EphA2-targeted therapy strikes directly at cells of ovarian cancer

September 21, 2009
Oncology NEWS Today Blog, Oncology NEWS Today Blog Vol 18 No 9, Volume 18, Issue 9

M.D. Anderson Cancer Center scientists have targeted a protein that is overexpressed in ovarian cancer cells and used it as a molecular homing mechanism to deliver chemotherapy in preclinical models. The protein, EphA2, is attractive for molecularly targeted therapy because its overexpression is associated with poor prognosis, according to Anil K. Sood, MD, and colleagues.

M.D. Anderson Cancer Center scientists have targeted a protein that is overexpressed in ovarian cancer cells and used it as a molecular homing mechanism to deliver chemotherapy in preclinical models. The protein, EphA2, is attractive for molecularly targeted therapy because its overexpression is associated with poor prognosis, according to Anil K. Sood, MD, and colleagues.

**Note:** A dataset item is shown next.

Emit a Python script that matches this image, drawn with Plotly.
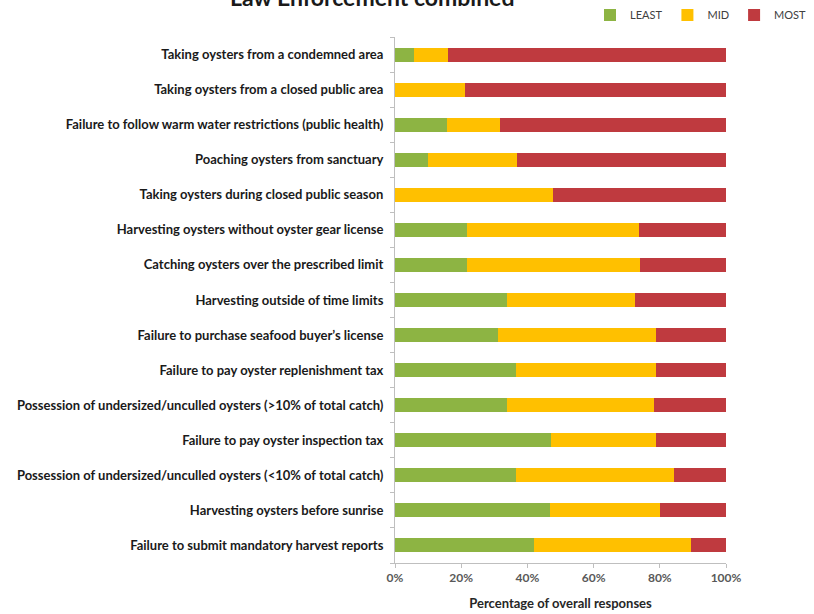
import plotly.graph_objects as go

categories = [
    "Taking oysters from a condemned area",
    "Taking oysters from a closed public area",
    "Failure to follow warm water restrictions (public health)",
    "Poaching oysters from sanctuary",
    "Taking oysters during closed public season",
    "Harvesting oysters without oyster gear license",
    "Catching oysters over the prescribed limit",
    "Harvesting outside of time limits",
    "Failure to purchase seafood buyer\u2019s license",
    "Failure to pay oyster replenishment tax",
    "Possession of undersized/unculled oysters (>10% of total catch)",
    "Failure to pay oyster inspection tax",
    "Possession of undersized/unculled oysters (<10% of total catch)",
    "Harvesting oysters before sunrise",
    "Failure to submit mandatory harvest reports",
]

least = [5.6, 0.0, 15.7, 10.1, 0.0, 21.7, 21.9, 33.7, 31.2, 36.7, 33.7, 47.0, 36.7, 46.8, 42.0]
mid = [10.3, 21.2, 16.0, 26.8, 47.6, 52.1, 52.0, 38.7, 47.7, 42.2, 44.4, 31.9, 47.7, 33.3, 47.5]
most = [84.1, 78.8, 68.3, 63.1, 52.4, 26.2, 26.1, 27.6, 21.1, 21.1, 21.9, 21.1, 15.6, 19.9, 10.5]

series_names = ["LEAST", "MID", "MOST"]
series_values = [least, mid, most]
series_colors = ["#8DB443", "#FFC000", "#BF3A3F"]

x_ticks = [0, 20, 40, 60, 80, 100]
x_ticklabels = ["0%", "20%", "40%", "60%", "80%", "100%"]

FONT = "Lato"
W, H = 814, 614
L, R, T, B = 395, 88, 37, 51
PH = H - T - B

fig = go.Figure()
for name, vals, col in zip(series_names, series_values, series_colors):
    fig.add_trace(go.Bar(
        y=categories, x=vals, name=name, orientation="h",
        marker=dict(color=col, line=dict(width=0)),
    ))

fig.update_layout(
    barmode="stack",
    bargap=0.6,
    width=W, height=H,
    margin=dict(l=L, r=R, t=T, b=B, autoexpand=False),
    paper_bgcolor="white", plot_bgcolor="white",
    font=dict(family=FONT, color="#262626"),
    legend=dict(
        orientation="h", x=1 - 2/W, xref="container", xanchor="right",
        y=1 - 15/H, yref="container", yanchor="middle",
        font=dict(family=FONT, size=11, color="#404040"),
        itemwidth=30, traceorder="normal",
        bgcolor="rgba(0,0,0,0)",
    ),
    showlegend=True,
)

fig.add_annotation(
    text="<b>Law Enforcement combined</b>",
    font=dict(family=FONT, size=23, color="#1a1a1a"),
    xref="paper", x=(372 - L) / (W - L - R), xanchor="center",
    yref="paper", y=1 + 40 / PH, yanchor="middle",
    showarrow=False,
)

fig.update_xaxes(
    range=[0, 100],
    tickvals=x_ticks, ticktext=["<b>%s</b>" % t for t in x_ticklabels],
    tickfont=dict(family=FONT, size=12, color="#595959"),
    showgrid=False, zeroline=False,
    showline=True, linecolor="#BFBFBF", linewidth=1,
    ticks="outside", ticklen=4, tickcolor="#BFBFBF",
    title=dict(text="<b>Percentage of overall responses</b>",
               font=dict(family=FONT, size=13, color="#262626"), standoff=14),
)

fig.update_yaxes(
    autorange="reversed",
    tickvals=categories,
    ticktext=["<b>%s</b>" % c for c in categories],
    tickfont=dict(family=FONT, size=13, color="#1a1a1a"),
    showgrid=False, zeroline=False,
    showline=True, linecolor="#BFBFBF", linewidth=1,
    ticks="outside", ticklen=4, tickcolor="#BFBFBF", tickson="boundaries",
    ticklabelstandoff=8,
)

fig.write_html("out.html", config={"displayModeBar": False},
               post_script="document.body.style.margin='0';")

The Houston-based researchers used a carrier system to deliver an anti-EphA2 monoclonal antibody linked to monomethyl auristatin phenylalanine (MMAF). The immunoconjugate was highly specific in delivering MMAF to the tumor cells that expressed EphA2 while showing minimal uptake in cells that did not express the protein. In the models, the therapy inhibited tumor growth in treated mice by 85%-98% compared with control mice (J Natl Cancer Inst online, July 29, 2009).